━━━━━ Data
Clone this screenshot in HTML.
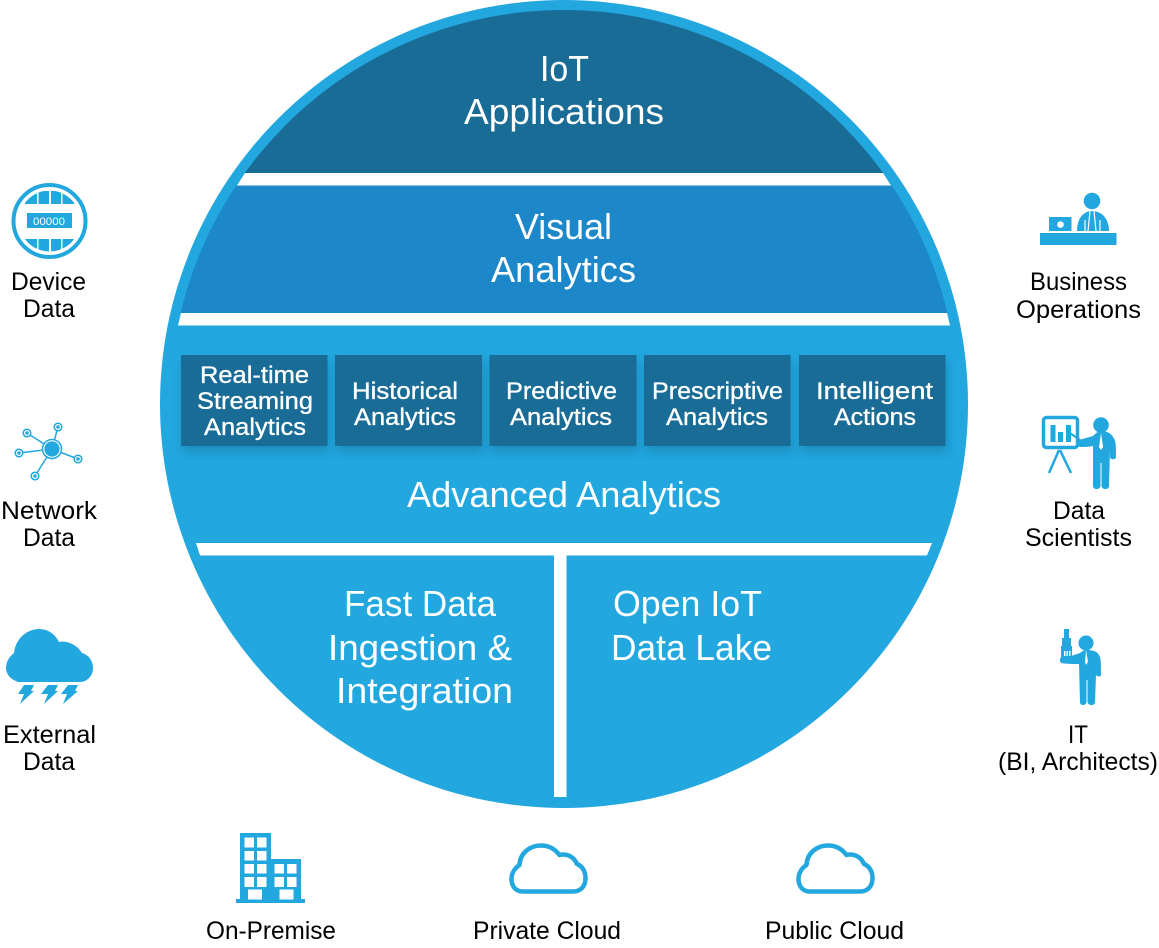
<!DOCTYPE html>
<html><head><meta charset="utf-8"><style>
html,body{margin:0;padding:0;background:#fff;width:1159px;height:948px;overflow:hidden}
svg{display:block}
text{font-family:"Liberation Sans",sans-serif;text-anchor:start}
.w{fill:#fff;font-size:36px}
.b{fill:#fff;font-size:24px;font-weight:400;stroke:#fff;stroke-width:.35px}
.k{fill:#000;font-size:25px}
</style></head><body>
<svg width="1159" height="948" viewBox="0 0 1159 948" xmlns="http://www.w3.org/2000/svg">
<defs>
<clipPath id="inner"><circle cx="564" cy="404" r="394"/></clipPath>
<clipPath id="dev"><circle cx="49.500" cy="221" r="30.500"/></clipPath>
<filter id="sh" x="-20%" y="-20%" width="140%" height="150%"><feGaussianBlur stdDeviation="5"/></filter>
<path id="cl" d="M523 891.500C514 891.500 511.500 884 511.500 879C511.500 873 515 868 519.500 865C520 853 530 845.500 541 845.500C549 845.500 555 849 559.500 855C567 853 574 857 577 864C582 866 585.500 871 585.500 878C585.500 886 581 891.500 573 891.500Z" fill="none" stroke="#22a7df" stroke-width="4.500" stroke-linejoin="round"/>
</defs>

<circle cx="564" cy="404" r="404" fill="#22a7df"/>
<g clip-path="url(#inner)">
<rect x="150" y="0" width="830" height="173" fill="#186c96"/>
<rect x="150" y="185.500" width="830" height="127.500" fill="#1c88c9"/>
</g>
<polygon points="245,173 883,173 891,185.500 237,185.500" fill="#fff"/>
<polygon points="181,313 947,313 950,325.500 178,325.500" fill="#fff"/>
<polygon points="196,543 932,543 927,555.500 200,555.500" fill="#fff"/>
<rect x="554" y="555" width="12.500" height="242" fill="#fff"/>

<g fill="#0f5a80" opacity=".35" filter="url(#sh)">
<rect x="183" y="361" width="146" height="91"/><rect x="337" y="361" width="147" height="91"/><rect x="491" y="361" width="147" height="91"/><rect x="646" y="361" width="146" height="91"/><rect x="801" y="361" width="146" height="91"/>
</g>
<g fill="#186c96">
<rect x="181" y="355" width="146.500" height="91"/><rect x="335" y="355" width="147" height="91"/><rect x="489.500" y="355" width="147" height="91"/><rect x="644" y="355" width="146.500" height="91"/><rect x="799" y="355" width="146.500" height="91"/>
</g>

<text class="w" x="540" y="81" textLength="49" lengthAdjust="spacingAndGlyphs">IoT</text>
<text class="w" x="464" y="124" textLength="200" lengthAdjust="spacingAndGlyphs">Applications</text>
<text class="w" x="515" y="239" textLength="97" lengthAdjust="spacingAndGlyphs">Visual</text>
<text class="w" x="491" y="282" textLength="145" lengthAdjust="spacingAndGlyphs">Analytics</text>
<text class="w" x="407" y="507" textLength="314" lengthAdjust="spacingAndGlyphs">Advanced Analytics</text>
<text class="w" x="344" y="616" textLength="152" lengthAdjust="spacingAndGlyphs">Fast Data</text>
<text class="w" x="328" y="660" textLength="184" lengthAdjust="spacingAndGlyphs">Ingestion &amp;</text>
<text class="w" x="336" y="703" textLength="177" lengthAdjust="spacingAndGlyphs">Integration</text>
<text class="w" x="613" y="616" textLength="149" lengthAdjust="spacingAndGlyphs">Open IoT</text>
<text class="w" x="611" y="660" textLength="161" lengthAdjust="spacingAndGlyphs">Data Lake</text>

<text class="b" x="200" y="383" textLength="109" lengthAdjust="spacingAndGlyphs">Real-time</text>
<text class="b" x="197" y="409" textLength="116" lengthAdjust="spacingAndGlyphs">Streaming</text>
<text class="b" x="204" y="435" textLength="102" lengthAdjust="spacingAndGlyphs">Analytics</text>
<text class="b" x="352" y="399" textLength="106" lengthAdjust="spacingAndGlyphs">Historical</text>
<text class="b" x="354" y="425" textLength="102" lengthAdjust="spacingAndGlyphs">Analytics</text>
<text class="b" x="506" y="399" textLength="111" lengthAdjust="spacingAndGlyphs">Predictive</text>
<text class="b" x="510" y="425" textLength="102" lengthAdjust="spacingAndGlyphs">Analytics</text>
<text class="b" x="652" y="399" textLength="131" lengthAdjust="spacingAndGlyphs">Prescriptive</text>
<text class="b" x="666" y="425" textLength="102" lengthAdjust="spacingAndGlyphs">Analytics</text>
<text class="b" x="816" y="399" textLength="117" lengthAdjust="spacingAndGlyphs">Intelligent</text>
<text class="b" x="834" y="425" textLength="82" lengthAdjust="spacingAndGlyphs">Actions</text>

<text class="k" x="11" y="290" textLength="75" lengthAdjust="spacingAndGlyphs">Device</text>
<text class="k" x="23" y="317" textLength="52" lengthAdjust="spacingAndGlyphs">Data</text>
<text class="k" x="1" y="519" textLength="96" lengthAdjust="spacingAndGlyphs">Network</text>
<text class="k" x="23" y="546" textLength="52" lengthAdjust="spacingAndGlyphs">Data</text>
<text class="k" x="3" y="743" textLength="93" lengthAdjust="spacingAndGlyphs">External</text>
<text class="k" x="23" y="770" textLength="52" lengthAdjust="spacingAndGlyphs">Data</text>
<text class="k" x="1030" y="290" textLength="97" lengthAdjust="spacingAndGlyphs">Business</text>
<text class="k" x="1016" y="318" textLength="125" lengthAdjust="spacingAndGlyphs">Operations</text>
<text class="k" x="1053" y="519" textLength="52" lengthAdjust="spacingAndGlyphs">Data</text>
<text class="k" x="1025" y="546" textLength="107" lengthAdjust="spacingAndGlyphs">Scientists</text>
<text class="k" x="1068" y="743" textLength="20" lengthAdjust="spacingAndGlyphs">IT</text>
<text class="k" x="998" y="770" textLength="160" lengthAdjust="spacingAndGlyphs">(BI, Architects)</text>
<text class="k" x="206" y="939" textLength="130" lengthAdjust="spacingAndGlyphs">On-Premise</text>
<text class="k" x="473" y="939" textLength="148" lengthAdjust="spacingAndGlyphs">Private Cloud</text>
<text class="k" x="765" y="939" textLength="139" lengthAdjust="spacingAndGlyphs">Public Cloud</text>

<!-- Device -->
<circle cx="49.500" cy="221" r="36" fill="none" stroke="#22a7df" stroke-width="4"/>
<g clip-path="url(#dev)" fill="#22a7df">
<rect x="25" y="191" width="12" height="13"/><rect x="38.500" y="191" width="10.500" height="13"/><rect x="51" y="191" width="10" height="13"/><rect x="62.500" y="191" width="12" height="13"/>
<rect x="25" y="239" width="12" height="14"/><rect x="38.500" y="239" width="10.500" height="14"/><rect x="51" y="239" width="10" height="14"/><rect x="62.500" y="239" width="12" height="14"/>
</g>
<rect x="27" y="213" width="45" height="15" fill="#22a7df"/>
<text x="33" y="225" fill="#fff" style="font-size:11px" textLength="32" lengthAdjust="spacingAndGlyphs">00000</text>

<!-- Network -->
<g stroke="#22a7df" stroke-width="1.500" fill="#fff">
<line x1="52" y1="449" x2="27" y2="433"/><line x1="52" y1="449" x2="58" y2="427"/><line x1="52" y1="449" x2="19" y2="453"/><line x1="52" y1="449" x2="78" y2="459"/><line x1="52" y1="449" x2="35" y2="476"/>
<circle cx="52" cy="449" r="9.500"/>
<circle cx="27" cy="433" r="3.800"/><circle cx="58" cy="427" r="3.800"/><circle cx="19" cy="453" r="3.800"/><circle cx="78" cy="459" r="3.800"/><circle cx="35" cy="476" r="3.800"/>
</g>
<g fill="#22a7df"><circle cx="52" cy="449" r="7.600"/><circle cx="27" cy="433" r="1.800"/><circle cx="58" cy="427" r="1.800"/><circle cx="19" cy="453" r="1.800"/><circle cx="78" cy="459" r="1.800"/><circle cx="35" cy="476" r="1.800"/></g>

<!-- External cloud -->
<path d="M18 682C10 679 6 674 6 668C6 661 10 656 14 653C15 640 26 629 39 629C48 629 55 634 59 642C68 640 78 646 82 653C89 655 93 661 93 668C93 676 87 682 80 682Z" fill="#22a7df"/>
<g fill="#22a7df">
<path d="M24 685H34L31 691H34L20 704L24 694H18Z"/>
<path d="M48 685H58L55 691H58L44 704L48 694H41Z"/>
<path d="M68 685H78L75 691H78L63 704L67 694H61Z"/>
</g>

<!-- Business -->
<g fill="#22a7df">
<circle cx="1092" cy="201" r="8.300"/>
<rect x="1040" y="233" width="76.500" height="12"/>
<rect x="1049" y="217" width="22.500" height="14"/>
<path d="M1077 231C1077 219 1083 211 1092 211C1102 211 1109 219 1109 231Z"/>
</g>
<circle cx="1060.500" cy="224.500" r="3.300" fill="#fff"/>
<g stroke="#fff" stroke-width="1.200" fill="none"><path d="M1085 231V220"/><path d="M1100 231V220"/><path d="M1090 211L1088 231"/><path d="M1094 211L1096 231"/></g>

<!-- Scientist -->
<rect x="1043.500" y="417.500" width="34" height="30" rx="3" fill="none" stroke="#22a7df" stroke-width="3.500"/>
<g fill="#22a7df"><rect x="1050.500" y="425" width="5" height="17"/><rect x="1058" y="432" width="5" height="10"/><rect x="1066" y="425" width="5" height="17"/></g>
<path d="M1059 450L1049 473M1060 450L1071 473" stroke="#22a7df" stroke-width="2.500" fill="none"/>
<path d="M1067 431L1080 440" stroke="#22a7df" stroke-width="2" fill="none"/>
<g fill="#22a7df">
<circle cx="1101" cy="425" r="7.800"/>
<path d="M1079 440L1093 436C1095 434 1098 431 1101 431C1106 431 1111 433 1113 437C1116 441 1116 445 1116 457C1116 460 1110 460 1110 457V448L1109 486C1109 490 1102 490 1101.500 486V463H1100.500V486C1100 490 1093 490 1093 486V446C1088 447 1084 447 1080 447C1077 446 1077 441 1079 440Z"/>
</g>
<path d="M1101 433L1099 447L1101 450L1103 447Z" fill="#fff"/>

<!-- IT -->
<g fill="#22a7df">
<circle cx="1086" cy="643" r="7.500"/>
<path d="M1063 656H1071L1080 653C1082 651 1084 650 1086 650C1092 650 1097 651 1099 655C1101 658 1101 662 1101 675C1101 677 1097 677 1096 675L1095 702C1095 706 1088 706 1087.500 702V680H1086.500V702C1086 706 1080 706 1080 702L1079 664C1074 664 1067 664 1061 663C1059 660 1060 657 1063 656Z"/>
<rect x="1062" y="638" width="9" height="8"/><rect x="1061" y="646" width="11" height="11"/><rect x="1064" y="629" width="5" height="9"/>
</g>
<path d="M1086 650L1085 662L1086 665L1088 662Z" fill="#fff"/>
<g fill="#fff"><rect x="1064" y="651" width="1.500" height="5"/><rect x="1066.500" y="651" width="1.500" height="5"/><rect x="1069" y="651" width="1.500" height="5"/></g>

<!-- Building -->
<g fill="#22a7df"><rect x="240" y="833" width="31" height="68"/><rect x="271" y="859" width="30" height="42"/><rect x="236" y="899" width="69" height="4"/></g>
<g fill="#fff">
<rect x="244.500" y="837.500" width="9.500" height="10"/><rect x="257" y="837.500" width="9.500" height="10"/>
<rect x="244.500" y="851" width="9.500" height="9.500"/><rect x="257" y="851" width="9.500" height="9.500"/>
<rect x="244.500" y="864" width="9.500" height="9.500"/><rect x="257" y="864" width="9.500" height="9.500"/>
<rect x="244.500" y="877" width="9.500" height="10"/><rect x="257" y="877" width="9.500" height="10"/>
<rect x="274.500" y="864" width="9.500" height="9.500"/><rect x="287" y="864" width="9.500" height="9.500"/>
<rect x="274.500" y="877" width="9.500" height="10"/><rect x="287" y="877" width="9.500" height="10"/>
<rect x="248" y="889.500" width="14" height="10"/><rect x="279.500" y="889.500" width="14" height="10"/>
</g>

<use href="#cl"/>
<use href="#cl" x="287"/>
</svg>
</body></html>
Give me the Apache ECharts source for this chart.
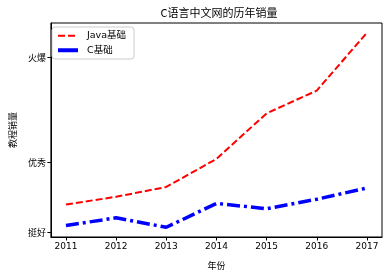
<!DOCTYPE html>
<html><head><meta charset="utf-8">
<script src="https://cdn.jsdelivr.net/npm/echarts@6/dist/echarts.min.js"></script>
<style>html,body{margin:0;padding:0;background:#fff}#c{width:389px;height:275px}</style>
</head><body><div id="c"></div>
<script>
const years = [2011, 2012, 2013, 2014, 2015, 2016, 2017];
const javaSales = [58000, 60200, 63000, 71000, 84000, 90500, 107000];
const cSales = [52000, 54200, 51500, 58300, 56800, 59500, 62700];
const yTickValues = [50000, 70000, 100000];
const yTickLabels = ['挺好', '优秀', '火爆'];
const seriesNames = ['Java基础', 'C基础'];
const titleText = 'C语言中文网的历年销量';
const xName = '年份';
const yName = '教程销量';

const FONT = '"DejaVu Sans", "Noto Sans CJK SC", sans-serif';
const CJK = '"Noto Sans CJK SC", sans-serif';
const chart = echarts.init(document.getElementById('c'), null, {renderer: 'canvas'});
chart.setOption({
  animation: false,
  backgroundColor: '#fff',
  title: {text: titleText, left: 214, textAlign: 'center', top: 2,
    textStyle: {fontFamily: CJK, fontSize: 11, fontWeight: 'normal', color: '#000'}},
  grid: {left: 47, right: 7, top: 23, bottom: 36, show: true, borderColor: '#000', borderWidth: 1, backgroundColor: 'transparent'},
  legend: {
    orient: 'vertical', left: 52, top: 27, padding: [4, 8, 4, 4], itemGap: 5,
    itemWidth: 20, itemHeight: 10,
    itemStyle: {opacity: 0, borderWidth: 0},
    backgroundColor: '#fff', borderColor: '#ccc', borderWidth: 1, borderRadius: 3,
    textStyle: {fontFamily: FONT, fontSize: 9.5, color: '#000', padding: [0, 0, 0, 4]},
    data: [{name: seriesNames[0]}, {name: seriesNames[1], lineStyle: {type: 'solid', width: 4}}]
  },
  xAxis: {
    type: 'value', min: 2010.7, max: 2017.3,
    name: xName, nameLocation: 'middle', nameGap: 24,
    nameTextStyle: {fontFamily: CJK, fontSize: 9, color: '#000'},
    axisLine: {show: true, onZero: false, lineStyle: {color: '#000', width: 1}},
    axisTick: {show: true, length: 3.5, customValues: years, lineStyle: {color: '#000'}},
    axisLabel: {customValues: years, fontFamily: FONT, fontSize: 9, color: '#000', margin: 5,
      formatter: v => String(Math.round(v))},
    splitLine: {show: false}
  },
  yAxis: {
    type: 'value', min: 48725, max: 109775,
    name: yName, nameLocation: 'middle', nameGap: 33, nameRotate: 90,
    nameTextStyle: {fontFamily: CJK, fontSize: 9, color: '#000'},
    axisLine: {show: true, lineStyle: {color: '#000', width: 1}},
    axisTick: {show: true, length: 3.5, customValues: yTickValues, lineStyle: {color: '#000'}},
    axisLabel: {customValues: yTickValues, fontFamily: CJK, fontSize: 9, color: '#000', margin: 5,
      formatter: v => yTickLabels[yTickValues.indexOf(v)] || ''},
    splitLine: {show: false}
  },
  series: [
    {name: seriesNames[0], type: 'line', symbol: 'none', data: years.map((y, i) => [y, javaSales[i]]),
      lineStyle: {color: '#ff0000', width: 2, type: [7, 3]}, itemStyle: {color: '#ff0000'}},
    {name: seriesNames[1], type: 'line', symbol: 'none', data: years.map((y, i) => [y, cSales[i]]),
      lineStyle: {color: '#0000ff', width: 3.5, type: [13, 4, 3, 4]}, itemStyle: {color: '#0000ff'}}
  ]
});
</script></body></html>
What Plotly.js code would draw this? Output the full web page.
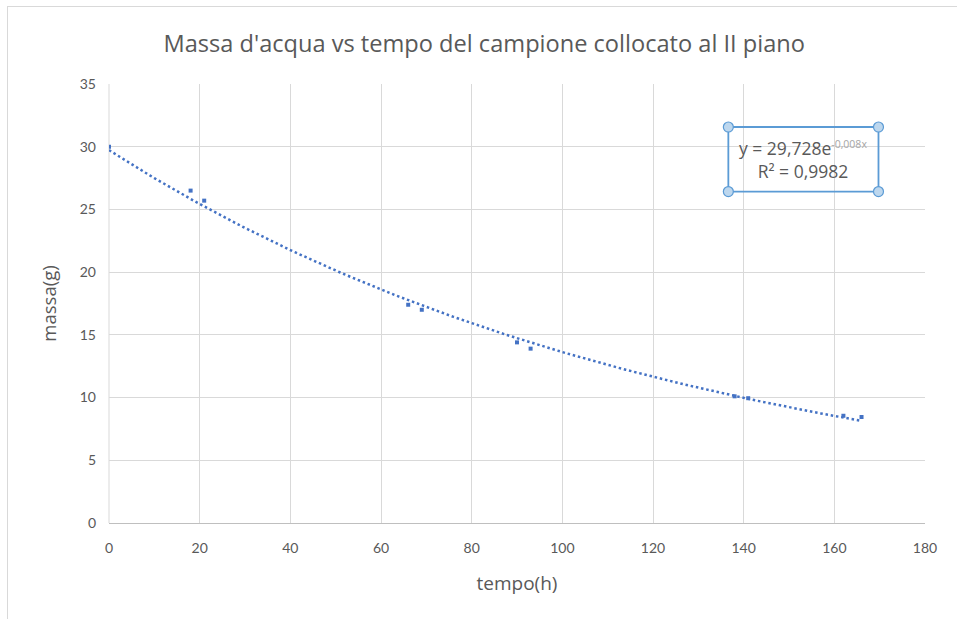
━━━━━━━━━━
Search the entries for the word "this" and gather every line where it appears.

Clone this screenshot in HTML.
Give me the Apache ECharts source for this chart.
What Plotly.js code would draw this? Output the full web page.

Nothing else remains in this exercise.